Tom Poje Posted February 20, 2003 Posted February 20, 2003 or for example: Plan A has 3 NHCEs and 1 HCE and plan b has 3 NHCEs plans are not aggregated so fails ratio % since NHCE % = 3/6 = 50% But you test avg ben test (treating the 3 NHCEs from B as big fat zeroes, and plan passes. Since plan passes 410(B) without aggregation, you do not have to provide minimum gateway to the folks in B
Guest 401kproman Posted February 20, 2003 Posted February 20, 2003 The problem I have is that both plan A and B actually pass the Ratio Test of 410(B). Plan A must use cross-testing because their formula is not a safe-harbor. If plan A is tested alone, it fails Avg Benefits because no NHCs have adjusted rates greater than or equal to the highest HC. If I combine A & B, then there are NHCs with higher rates. Don't I than need to give the NHCs in B the gateway amount?
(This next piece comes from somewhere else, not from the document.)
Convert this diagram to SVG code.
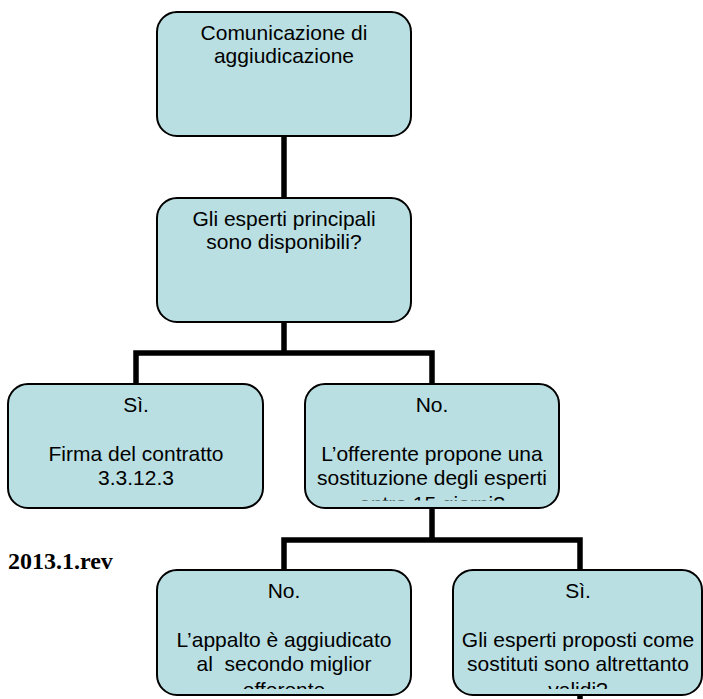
<svg xmlns="http://www.w3.org/2000/svg" width="703" height="699" viewBox="0 0 703 699">
<style>
.box{fill:#B9DFE2;stroke:#000;stroke-width:2}
.t{font-family:"Liberation Sans",Arial,sans-serif;font-size:21px;fill:#000;text-anchor:middle}
.c{fill:none;stroke:#000;stroke-width:5.5;stroke-linejoin:miter;stroke-linecap:butt}
</style>
<defs>
<clipPath id="clip4"><rect x="305" y="384" width="254" height="116.5"/></clipPath>
<clipPath id="clip5"><rect x="157" y="570" width="254" height="119"/></clipPath>
<clipPath id="clip6"><rect x="453" y="570" width="249" height="119"/></clipPath>
</defs>
<rect width="703" height="699" fill="#fff"/>
<g id="connectors">
<path class="c" d="M284 136V198"/>
<path class="c" d="M284 322V353"/>
<path class="c" d="M136 384V353H432V384"/>
<path class="c" d="M432 508V540"/>
<path class="c" d="M284 570V540H580V570"/>
<path class="c" d="M580 695V699"/>
</g>
<g id="n1">
<rect class="box" x="157" y="12" width="254" height="124" rx="20"/>
<text class="t" x="284" y="40">Comunicazione di</text>
<text class="t" x="284" y="63">aggiudicazione</text>
</g>
<g id="n2">
<rect class="box" x="157" y="198" width="254" height="124" rx="20"/>
<text class="t" x="284" y="226">Gli esperti principali</text>
<text class="t" x="284" y="249">sono disponibili?</text>
</g>
<g id="n3">
<rect class="box" x="8" y="384" width="255" height="124" rx="20"/>
<text class="t" x="136" y="412">Sì.</text>
<text class="t" x="136" y="461">Firma del contratto</text>
<text class="t" x="136" y="485">3.3.12.3</text>
</g>
<g id="n4">
<rect class="box" x="305" y="384" width="254" height="124" rx="20"/>
<g clip-path="url(#clip4)">
<text class="t" x="432" y="412">No.</text>
<text class="t" x="432" y="461">L’offerente propone una</text>
<text class="t" x="432" y="485">sostituzione degli esperti</text>
<text class="t" x="432" y="510.5">entro 15 giorni?</text>
</g>
</g>
<g id="n5">
<rect class="box" x="157" y="570" width="254" height="125" rx="20"/>
<g clip-path="url(#clip5)">
<text class="t" x="284" y="598">No.</text>
<text class="t" x="284" y="647">L’appalto è aggiudicato</text>
<text class="t" x="284" y="671" xml:space="preserve">al  secondo miglior</text>
<text class="t" x="284" y="697">offerente</text>
</g>
</g>
<g id="n6">
<rect class="box" x="453" y="570" width="249" height="125" rx="20"/>
<g clip-path="url(#clip6)">
<text class="t" x="578" y="598">Sì.</text>
<text class="t" x="578" y="647">Gli esperti proposti come</text>
<text class="t" x="578" y="671">sostituti sono altrettanto</text>
<text class="t" x="578" y="697">validi?</text>
</g>
</g>
<text id="rev" x="8" y="569" font-family="'Liberation Serif','Times New Roman',serif" font-weight="bold" font-size="24">2013.1.rev</text>
</svg>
AndyH Posted February 20, 2003 Posted February 20, 2003 Ok, this looks like a team effort; now I'll chip in. You said that both pass R/P. Great. But then you say that plan a must be cross tested since it's not a safe harbor. Wrong. It must be general tested, not necessarily cross tested. It could pass on a contributions basis. Assume it does not pass on a contributions basis. Then, yes, try cross testing. But in doing the cross test, you have the option of testing only plan A, or testing both plan A and B together (aggregating). You can try it either way. If you include only A, then you need not provide the gateway to B. But if you include both, both must get the gateway. And either way you try testing it, if each rate group doesn't have an R/P of at least 70%, then you must also satisfy the Average Benefits Percentage Test, which requires that the average EBAR (including deferrals and match for the ABPT only) or allocation percentage for the NHCEs at least equals 70% of the HCE Average. Nothing requires, for purposes of the Average Benefits Percentage Test, that the percentages for NHCEs to exceed HCE percentages, just that the average is at least 70%. See if that helps.
Mike Preston Posted February 20, 2003 Posted February 20, 2003 You need to hire somebody to review the non-discrimination tests in total to let you know what you need to do.